The Central High Plains (Colorado, Nebraska, and Wyoming) is a major contributor to dry bean production in the U. S., planting between 300,000 and 400,000 acres annually. Nebraska leads the way with an average of 130,000-150,000 acres planted each year among these neighboring states. Nationally, Nebraska leads in the Great Northern market class, and is second in production of pinto beans, with lesser amounts of light red kidney beans also being grown.
Dry beans have historically varied from year to year based on prices and competing crops in the system. Production levels increase in those years when prices are favorable relative to corn, soybean, sugar beet, or wheat. Production was down in 2007 (110,000 acres) compared with the highs (260,000 acres) planted in the early 1990’s. Much of the lower acreages recently in Nebraska is due to the increased demand and prices for corn used in ethanol production.

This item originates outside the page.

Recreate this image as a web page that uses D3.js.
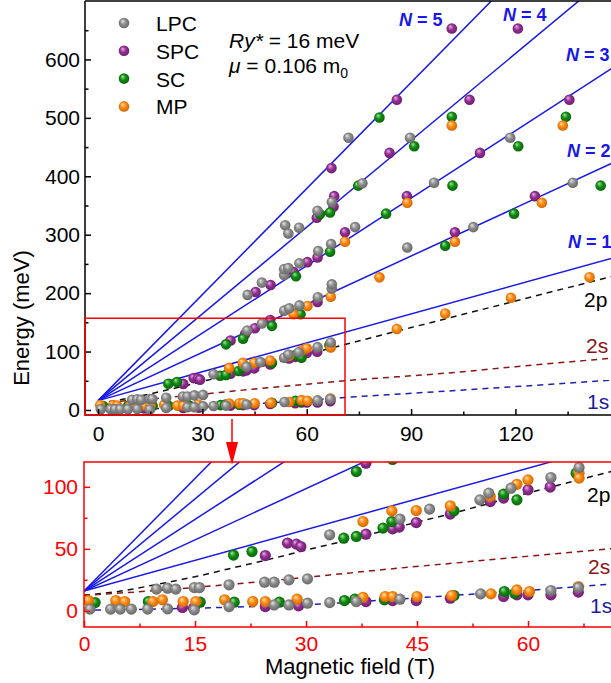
<!DOCTYPE html>
<html><head><meta charset="utf-8">
<script src="https://cdn.jsdelivr.net/npm/d3@7"></script>
<style>body{margin:0;background:#fff} svg{display:block;font-family:"Liberation Sans",Arial,sans-serif}</style>
</head><body><svg id="c" width="611" height="683"></svg>
<script>
// ---------------- data ----------------
const seriesNames = ["LPC", "SPC", "SC", "MP"];
const lpc = [[0.8,1.4],[3.6,1.4],[4.9,1.4],[6.4,1.4],[8.6,1.4],[11.3,1.6],[14.9,0.8],[19.6,3.5],[25.7,4.8],[27.7,4.8],[30.2,6.2],[33.2,6.7],[36.8,7.5],[42.7,9.4],[53.6,13.7],[63.1,16.4],[66.8,18.8],
  [9.8,17.5],[11.3,18.3],[12.4,17.5],[14.9,18.8],[15.6,18.8],[19.6,21],[24.4,23.1],[25.7,23.1],[27.7,25],[30.2,25.8],
  [33.2,61.3],[42.7,74],[46.7,82],[53.5,89.5],[54.7,94.9],[57.7,98.9],[63.1,107.5],[66.9,115.6],
  [42.9,136],[47.1,148],[53.5,170],[55,174],[57.9,179],[63.2,193],[67.2,208],[67.2,215],
  [43,197],[47.1,218],[53.5,231],[53.5,241],[54.7,243],[57.9,251],[63.3,272],[67,284],[73.9,313],[88.9,278],[107.9,313],[96.6,389],[136.5,389],
  [53.8,316],[54.7,302],[57.8,312],[63.1,341],[67.2,356],[76,388],[89.7,466],[118.5,466],[72,466]];
const spc = [[13.3,2.7],[14.8,2.2],[24.5,3.5],[29,4],[38.1,7.5],[41.7,8.3],[44.9,8.3],[49.5,10.2],[56.7,11.6],[58.5,12.9],[60,12.9],[63.1,12.9],[66.8,15.1],
  [24.5,44.6],[27.5,54.6],[28.7,53.8],[29.3,51.9],[38.1,61.8],[41.7,66.1],[42.6,67.5],[44.9,71.2],[49.5,78],[54.9,88.1],[56.7,90.9],[60,97.6],[63,99.8],
  [38.1,119],[42.3,130],[45.1,140],[49.5,154],[63.1,185],
  [45.3,202],[49.6,214],[56.2,236],[60.2,253],[63.1,261],[71,304],[102.6,304],[88.8,366],[125.6,366],
  [62.9,329],[67.7,348],[67.9,366],[83.8,440],[109.8,440],[106.8,531],[135.5,531],[120.7,653],
  [67.1,414],[85.9,531],[101.7,653]];
const sc = [[1.5,6.7],[8.7,7.5],[15.7,7],[20.3,7],[26.4,7],[35.2,8.3],[36.6,9.4],[40.6,8.9],[50,12.4],[56.8,15.6],[58.2,14.2],
  [20.2,45],[22.7,47.8],[35.1,58.6],[36.8,60],[40.4,66.7],[41.6,72],[50,80.6],[56.7,94.1],[58.5,89.5],[66.5,111],
  [36.8,112.3],[41.7,122],[50,144],[58.2,164],
  [56.9,229],[66.7,271],[99.8,281],[82.8,336],[119.6,336],[101.9,384],[144.5,384],
  [63.8,335],[66.7,338],[74.8,384],[90.9,451.5],[120.8,451.5],[101.7,502],[134.5,502],
  [80.9,500.6]];
const mp = [[0.6,8.3],[4.3,8.3],[5.5,7.5],[9.3,7.5],[10.6,8.9],[13.4,7.5],[15.1,7.5],[19,8.9],[22.8,7.5],[24.5,7.5],[28.8,9.4],[37.7,11],[40.7,11.6],[41.7,11.6],[45,11.6],[49.7,12.4],[55,13.7],[58.5,16.9],[60.2,15.6],[66.8,19.6],
  [37.7,72],[41.6,80.6],[44.9,80.9],[49.5,84.7],[54.9,92.2],[58.5,102],[60,105.6],[66.9,111],[66.9,107],[85.9,138.5],[99.8,165],[118.7,192],[141.3,227],
  [56.2,164],[60.2,178],[66.9,194],[80.9,227],[102.6,288],
  [71,288],[88.9,354.6],[127.6,354.6],
  [101.7,487],[133.6,487]];

// Landau level fan lines (endpoints)
const landauNames = ["N = 1", "N = 2", "N = 3", "N = 4", "N = 5"];
const landau1 = [[0,16],[150,263.5]];
const landau2 = [[0,16],[150,428.5]];
const landau3 = [[0,16],[150,593.5]];
const landau4 = [[0,16],[150,758.5]];
const landau5 = [[0,16],[150,923.5]];
// hydrogen-like exciton states (dashed)
const state1s = [[0,0.5],[10,1.5],[20,3],[30,5],[40,8.5],[50,12.5],[60,16.5],[70,21],[90,28.5],[120,40],[150,52]];
const state2s = [[0,12.5],[10,16.5],[20,21.5],[30,27],[40,33],[50,38.5],[60,44],[71,50],[100,63],[120,74],[150,90]];
const state2p = [[0,12.5],[5,16],[10,21.5],[15,27.5],[20,34.5],[25,41.5],[30,49],[36,57.5],[42,67],[50,79],[60,95],[71,112],[90,141],[120,186.5],[150,232]];

const topXTicks = [0,30,60,90,120];
const topYTicks = [0,100,200,300,400,500,600];
const botXTicks = [0,15,30,45,60];
const botYTicks = [0,50,100];

// ---------------- styles ----------------
const colors = {LPC:["#e4e4e4","#8c8c8c","#5e5e5e"], SPC:["#e8b0e8","#932f93","#641864"], SC:["#9be89b","#128a12","#075c07"], MP:["#ffe0b0","#ff8a10","#c25e00"]};
const seriesData = {LPC:lpc, SPC:spc, SC:sc, MP:mp};
const drawOrder = ["SPC","SC","MP","LPC"];
const blue = "#1818e8", red = "#ff0000";

const svg = d3.select("#c");
const defs = svg.append("defs");
seriesNames.forEach(s => {
  const g = defs.append("radialGradient").attr("id","g"+s).attr("cx","0.5").attr("cy","0.5").attr("r","0.6").attr("fx","0.35").attr("fy","0.3");
  g.append("stop").attr("offset","0").attr("stop-color",colors[s][0]);
  g.append("stop").attr("offset","0.45").attr("stop-color",colors[s][1]);
  g.append("stop").attr("offset","1").attr("stop-color",colors[s][2]);
});

// scales
const xTop = d3.scaleLinear().domain([-3.75,150]).range([85,619.8]);
const yTop = d3.scaleLinear().domain([-8.6,700]).range([415,1]);
const xBot = d3.scaleLinear().domain([0,72]).range([84,616.8]);
const yBot = d3.scaleLinear().domain([-13,120]).range([627,462]);

defs.append("clipPath").attr("id","clipTop").append("rect").attr("x",85).attr("y",1).attr("width",540).attr("height",414);
defs.append("clipPath").attr("id","clipBot").append("rect").attr("x",84).attr("y",462).attr("width",540).attr("height",165);

function panel(x, y, clip, r) {
  const g = svg.append("g").attr("clip-path", `url(#${clip})`);
  const line = d3.line().x(d => x(d[0])).y(d => y(d[1]));
  const curve = d3.line().x(d => x(d[0])).y(d => y(d[1])).curve(d3.curveMonotoneX);
  [landau1, landau2, landau3, landau4, landau5].forEach(l =>
    g.append("path").attr("d", line(l)).attr("fill","none").attr("stroke",blue).attr("stroke-width",1.5));
  g.append("path").attr("d", curve(state2p)).attr("fill","none").attr("stroke","#111").attr("stroke-width",1.5).attr("stroke-dasharray","6,5");
  g.append("path").attr("d", curve(state2s)).attr("fill","none").attr("stroke","#8b1515").attr("stroke-width",1.5).attr("stroke-dasharray","6,5");
  g.append("path").attr("d", curve(state1s)).attr("fill","none").attr("stroke","#2020b0").attr("stroke-width",1.5).attr("stroke-dasharray","6,5");
  drawOrder.forEach(s => {
    g.selectAll(null).data(seriesData[s]).enter().append("circle")
      .attr("cx", d => x(d[0])).attr("cy", d => y(d[1])).attr("r", r)
      .attr("fill", `url(#g${s})`);
  });
  return g;
}
panel(xTop, yTop, "clipTop", 5.3);
panel(xBot, yBot, "clipBot", 5.6);

// ---------- top axes ----------
function styleAxis(g, color, fs) {
  g.select(".domain").remove();
  g.selectAll("line").attr("stroke", color).attr("stroke-width", 1.5);
  g.selectAll("text").attr("fill", color).style("font-size", fs + "px").style("font-family", '"Liberation Sans",Arial,sans-serif');
}
const gyT = svg.append("g").attr("transform","translate(85,0)").call(d3.axisLeft(yTop).tickValues(topYTicks).tickSize(-6).tickPadding(5));
styleAxis(gyT, "#000", 21);
const gymT = svg.append("g").attr("transform","translate(85,0)").call(d3.axisLeft(yTop).tickValues([50,150,250,350,450,550,650]).tickSize(-3.5).tickFormat(""));
styleAxis(gymT, "#000", 21);
const gxT = svg.append("g").attr("transform","translate(0,415)").call(d3.axisBottom(xTop).tickValues(topXTicks).tickSize(-6).tickPadding(11));
styleAxis(gxT, "#000", 21);
const gxmT = svg.append("g").attr("transform","translate(0,415)").call(d3.axisBottom(xTop).tickValues([15,45,75,105,135]).tickSize(-3.5).tickFormat(""));
styleAxis(gxmT, "#000", 21);
// frame
svg.append("path").attr("d","M85,1V415H611M85,1H611").attr("fill","none").attr("stroke","#000").attr("stroke-width",1.5);

// inset rectangle
svg.append("rect").attr("x", xTop(-3.75)).attr("y", yTop(157)).attr("width", xTop(71) - xTop(-3.75)).attr("height", 415 - yTop(157))
  .attr("fill","none").attr("stroke",red).attr("stroke-width",1.5);
// arrow
svg.append("line").attr("x1",232).attr("y1",419).attr("x2",232).attr("y2",445).attr("stroke",red).attr("stroke-width",1.5);
svg.append("path").attr("d","M226,442L238,442L232,465Z").attr("fill",red);

// ---------- bottom axes ----------
const gyB = svg.append("g").attr("transform","translate(84,0)").call(d3.axisLeft(yBot).tickValues(botYTicks).tickSize(-6).tickPadding(6));
styleAxis(gyB, red, 21);
const gymB = svg.append("g").attr("transform","translate(84,0)").call(d3.axisLeft(yBot).tickValues([25,75]).tickSize(-3.5).tickFormat(""));
styleAxis(gymB, red, 21);
const gxB = svg.append("g").attr("transform","translate(0,627)").call(d3.axisBottom(xBot).tickValues(botXTicks).tickSize(-6).tickPadding(9));
styleAxis(gxB, red, 21);
const gxmB = svg.append("g").attr("transform","translate(0,627)").call(d3.axisBottom(xBot).tickValues([7.5,22.5,37.5,52.5,67.5]).tickSize(-3.5).tickFormat(""));
styleAxis(gxmB, red, 21);
svg.append("path").attr("d","M611,462H84V627H611").attr("fill","none").attr("stroke",red).attr("stroke-width",1.5);

// ---------- labels ----------
const T = (x, y, txt, opts = {}) => svg.append("text").attr("x", x).attr("y", y).text(txt)
  .attr("fill", opts.fill || "#000").style("font-size", (opts.fs || 21) + "px")
  .style("font-weight", opts.fw || "normal").style("font-style", opts.fi || "normal")
  .attr("text-anchor", opts.anchor || "start");

T(22, 0, "Energy (meV)", {anchor:"middle", fs:22}).attr("transform","translate(29,318) rotate(-90)").attr("x",0).attr("y",0);
T(350, 674, "Magnetic field (T)", {anchor:"middle", fs:22});

// legend
seriesNames.forEach((s, i) => {
  const cy = 23 + i * 27.8;
  svg.append("circle").attr("cx",124).attr("cy",cy).attr("r",5.3).attr("fill",`url(#g${s})`);
  T(156, cy + 8, s, {fs:21});
});

// parameters
const t1 = svg.append("text").attr("x",229).attr("y",48).style("font-size","21px");
t1.append("tspan").style("font-style","italic").text("Ry*");
t1.append("tspan").text(" = 16 meV");
const t2 = svg.append("text").attr("x",229).attr("y",73).style("font-size","21px");
t2.append("tspan").style("font-style","italic").text("μ");
t2.append("tspan").text(" = 0.106 m");
t2.append("tspan").attr("dy",5).style("font-size","14px").text("0");

// N labels
const nPos = [[568,248],[567,157],[566,61],[503,21],[399,26]];
landauNames.forEach((n, i) => {
  const t = svg.append("text").attr("x", nPos[i][0]).attr("y", nPos[i][1]).attr("fill", blue)
    .style("font-size","18px").style("font-weight","bold");
  t.append("tspan").style("font-style","italic").text("N");
  t.append("tspan").text(n.slice(1));
});

// state labels
T(584, 307, "2p", {fs:21});
T(586, 353, "2s", {fs:21, fill:"#8b1515"});
T(587, 409, "1s", {fs:21, fill:"#1c1ca0"});
T(587, 502, "2p", {fs:21});
T(588, 574, "2s", {fs:21, fill:"#8b1515"});
T(590, 613, "1s", {fs:21, fill:"#1c1ca0"});
</script></body></html>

Diseases are an important factor that often limits maximum yields fro producers. The root rots, particularly Fusarium root rot, are the most widely distributed throughout the state, but little has been done to establish extent of damage to crops. There are four major bacterial diseases encountered often found occurring simultaneously in a complex that are the most consistently damaging in Nebraska. Although few in number, these bacterial diseases have had major impacts on dry bean production and significant efforts have been and still are being made to manage them.